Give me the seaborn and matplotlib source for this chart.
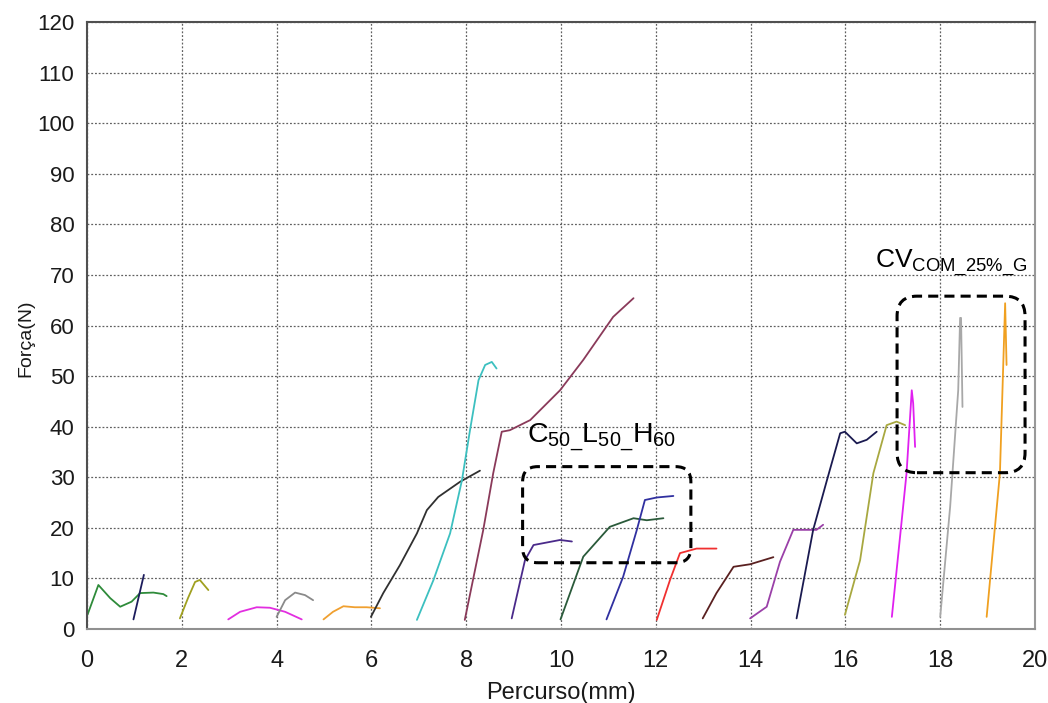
import numpy as np
import pandas as pd
import matplotlib
matplotlib.use("Agg")
import matplotlib.pyplot as plt
from matplotlib.patches import FancyBboxPatch
import seaborn as sns

# Force x displacement curves, one per specimen (displacement in mm, force in N)
c01_x = [0.01, 0.24, 0.49, 0.70, 0.94, 1.12, 1.40, 1.61, 1.68]
c01_y = [2.8, 8.7, 6.1, 4.4, 5.4, 7.1, 7.2, 6.9, 6.5]
c02_x = [0.98, 1.20]
c02_y = [1.9, 10.7]
c03_x = [1.96, 2.13, 2.28, 2.38, 2.56]
c03_y = [2.1, 6.1, 9.3, 9.7, 7.7]
c04_x = [2.98, 3.23, 3.58, 3.86, 4.18, 4.53]
c04_y = [1.9, 3.4, 4.3, 4.2, 3.4, 1.9]
c05_x = [4.00, 4.18, 4.39, 4.60, 4.77]
c05_y = [2.4, 5.7, 7.2, 6.7, 5.7]
c06_x = [4.99, 5.19, 5.41, 5.65, 5.90, 6.18]
c06_y = [1.9, 3.4, 4.5, 4.3, 4.3, 4.1]
c07_x = [5.99, 6.25, 6.60, 6.96, 7.17, 7.41, 7.87, 8.29]
c07_y = [2.4, 7.1, 12.6, 18.9, 23.5, 26.1, 29.1, 31.3]
c08_x = [6.96, 7.31, 7.66, 7.91, 8.08, 8.26, 8.40, 8.54, 8.64]
c08_y = [1.8, 9.7, 18.9, 29.4, 39.3, 49.2, 52.2, 52.8, 51.5]
c09_x = [7.97, 8.36, 8.57, 8.75, 8.92, 9.35, 9.98, 10.47, 11.10, 11.53]
c09_y = [1.8, 19.6, 30.8, 39.0, 39.3, 41.3, 47.2, 53.2, 61.7, 65.4]
c10_x = [8.96, 9.24, 9.42, 9.98, 10.23]
c10_y = [2.1, 13.6, 16.6, 17.6, 17.3]
c11_x = [9.99, 10.47, 11.03, 11.53, 11.81, 12.16]
c11_y = [1.9, 14.3, 20.2, 21.9, 21.5, 21.9]
c12_x = [10.96, 11.31, 11.60, 11.77, 12.02, 12.37]
c12_y = [1.9, 10.3, 19.6, 25.5, 26.0, 26.3]
c13_x = [12.02, 12.30, 12.51, 12.86, 13.28]
c13_y = [1.8, 9.7, 15.0, 15.9, 15.9]
c14_x = [12.99, 13.28, 13.64, 13.99, 14.48]
c14_y = [2.1, 7.1, 12.3, 12.8, 14.2]
c15_x = [13.99, 14.34, 14.62, 14.90, 15.39, 15.53]
c15_y = [2.1, 4.4, 13.3, 19.6, 19.6, 20.6]
c16_x = [14.97, 15.32, 15.61, 15.89, 15.99, 16.24, 16.45, 16.66]
c16_y = [2.1, 19.6, 29.4, 38.7, 39.0, 36.7, 37.4, 39.0]
c17_x = [15.99, 16.31, 16.59, 16.87, 17.08, 17.26]
c17_y = [2.8, 13.6, 30.8, 40.3, 41.0, 40.3]
c18_x = [16.98, 17.29, 17.40, 17.43, 17.47]
c18_y = [2.4, 30.8, 47.2, 44.6, 36.0]
c19_x = [18.00, 18.21, 18.38, 18.42, 18.44, 18.47]
c19_y = [2.4, 24.2, 47.2, 61.5, 61.5, 43.9]
c20_x = [18.98, 19.26, 19.37, 19.40]
c20_y = [2.4, 30.8, 64.4, 52.2]

curve_colors = [
    "#2e8b3a", "#1c1c5c", "#a0a020", "#e22ee0", "#8a8a8a",
    "#f0a030", "#303030", "#3cc0c0", "#8a3a5a", "#4a2a8a",
    "#2a5a3a", "#3030a0", "#f03030", "#5a2020", "#9a40a8",
    "#1a1a50", "#a8a840", "#e020f0", "#a8a8a8", "#f0a020",
]

curves = [
    (c01_x, c01_y), (c02_x, c02_y), (c03_x, c03_y), (c04_x, c04_y),
    (c05_x, c05_y), (c06_x, c06_y), (c07_x, c07_y), (c08_x, c08_y),
    (c09_x, c09_y), (c10_x, c10_y), (c11_x, c11_y), (c12_x, c12_y),
    (c13_x, c13_y), (c14_x, c14_y), (c15_x, c15_y), (c16_x, c16_y),
    (c17_x, c17_y), (c18_x, c18_y), (c19_x, c19_y), (c20_x, c20_y),
]

x_ticks = [0, 2, 4, 6, 8, 10, 12, 14, 16, 18, 20]
y_ticks = [0, 10, 20, 30, 40, 50, 60, 70, 80, 90, 100, 110, 120]

# Highlighted groups: (x0, x1, y0, y1) plus their labels
box_group1 = (9.19, 12.74, 13.1, 32.1)
box_group2 = (17.09, 19.79, 30.9, 65.8)
label_group1 = r"$\mathrm{C_{50\_}L_{50\_}H_{60}}$"
label_group2 = r"$\mathrm{CV_{COM\_25\%\_G}}$"

rows = []
for i, (xs, ys) in enumerate(curves):
    for xv, yv in zip(xs, ys):
        rows.append({"curve": f"c{i + 1:02d}", "x": xv, "y": yv})
df = pd.DataFrame(rows)

sns.set_theme(style="white")
plt.rcParams["font.family"] = ["Liberation Sans", "DejaVu Sans"]
plt.rcParams["mathtext.fontset"] = "custom"
plt.rcParams["mathtext.rm"] = "Liberation Sans"
plt.rcParams["mathtext.it"] = "Liberation Sans:italic"
plt.rcParams["mathtext.bf"] = "Liberation Sans:bold"

fig = plt.figure(figsize=(10.48, 7.03), dpi=100)
ax = fig.add_axes([87 / 1048, 1 - 629 / 703, (1035 - 87) / 1048, (629 - 22) / 703])

sns.lineplot(
    data=df, x="x", y="y", hue="curve",
    palette=curve_colors, sort=False, estimator=None,
    legend=False, linewidth=1.3, ax=ax,
)

ax.set_xlim(0, 20)
ax.set_ylim(0, 120)
ax.set_xticks(x_ticks)
ax.set_yticks(y_ticks)
ax.set_xticklabels([str(t) for t in x_ticks],
                   family=["Liberation Sans Narrow", "Liberation Sans"], fontsize=17, color="#1a1a1a")
ax.set_yticklabels([str(t) for t in y_ticks], fontsize=16, color="#1a1a1a")
ax.tick_params(axis="x", length=0, pad=15)
ax.tick_params(axis="y", length=0, pad=9)

ax.grid(True, color="#606060", linestyle=(0, (1.5, 1.5)), linewidth=0.9)
ax.set_axisbelow(True)

for side, col in (("left", "#505050"), ("top", "#505050"),
                  ("right", "#999999"), ("bottom", "#909090")):
    ax.spines[side].set_visible(True)
    ax.spines[side].set_color(col)
    ax.spines[side].set_linewidth(1.5)

ax.set_xlabel("Percurso(mm)", fontsize=17, color="#1a1a1a",
              family=["Liberation Sans Narrow", "Liberation Sans"])
ax.xaxis.set_label_coords(0.5, -0.088)
ax.set_ylabel("Força(N)", fontsize=14, color="#1a1a1a")
ax.yaxis.set_label_coords(-0.055, 0.479)

# Dashed rounded frames around the highlighted groups
aspect = 9.37
for (x0, x1, y0, y1), r in ((box_group1, 0.32), (box_group2, 0.42)):
    patch = FancyBboxPatch(
        (x0, y0), x1 - x0, y1 - y0,
        boxstyle=f"round,pad=0,rounding_size={r}",
        mutation_aspect=aspect, fill=False, edgecolor="black",
        linewidth=2.2, linestyle=(0, (3.3, 2.0)), zorder=5,
    )
    ax.add_patch(patch)

ax.text(9.28, 37.0, label_group1, fontsize=20.5, color="black", va="baseline", ha="left")
ax.text(16.62, 71.3, label_group2, fontsize=19, color="black", va="baseline", ha="left")

fig.savefig("out.png", dpi=100)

• • • • •

→ Your task:
Quote, please, every line of the material above from its start through the line that has "import seaborn as sns", reproducing the words exactly and dropping any images.

→ Completed exercise:
Give me the seaborn and matplotlib source for this chart.
import numpy as np
import pandas as pd
import matplotlib
matplotlib.use("Agg")
import matplotlib.pyplot as plt
from matplotlib.patches import FancyBboxPatch
import seaborn as sns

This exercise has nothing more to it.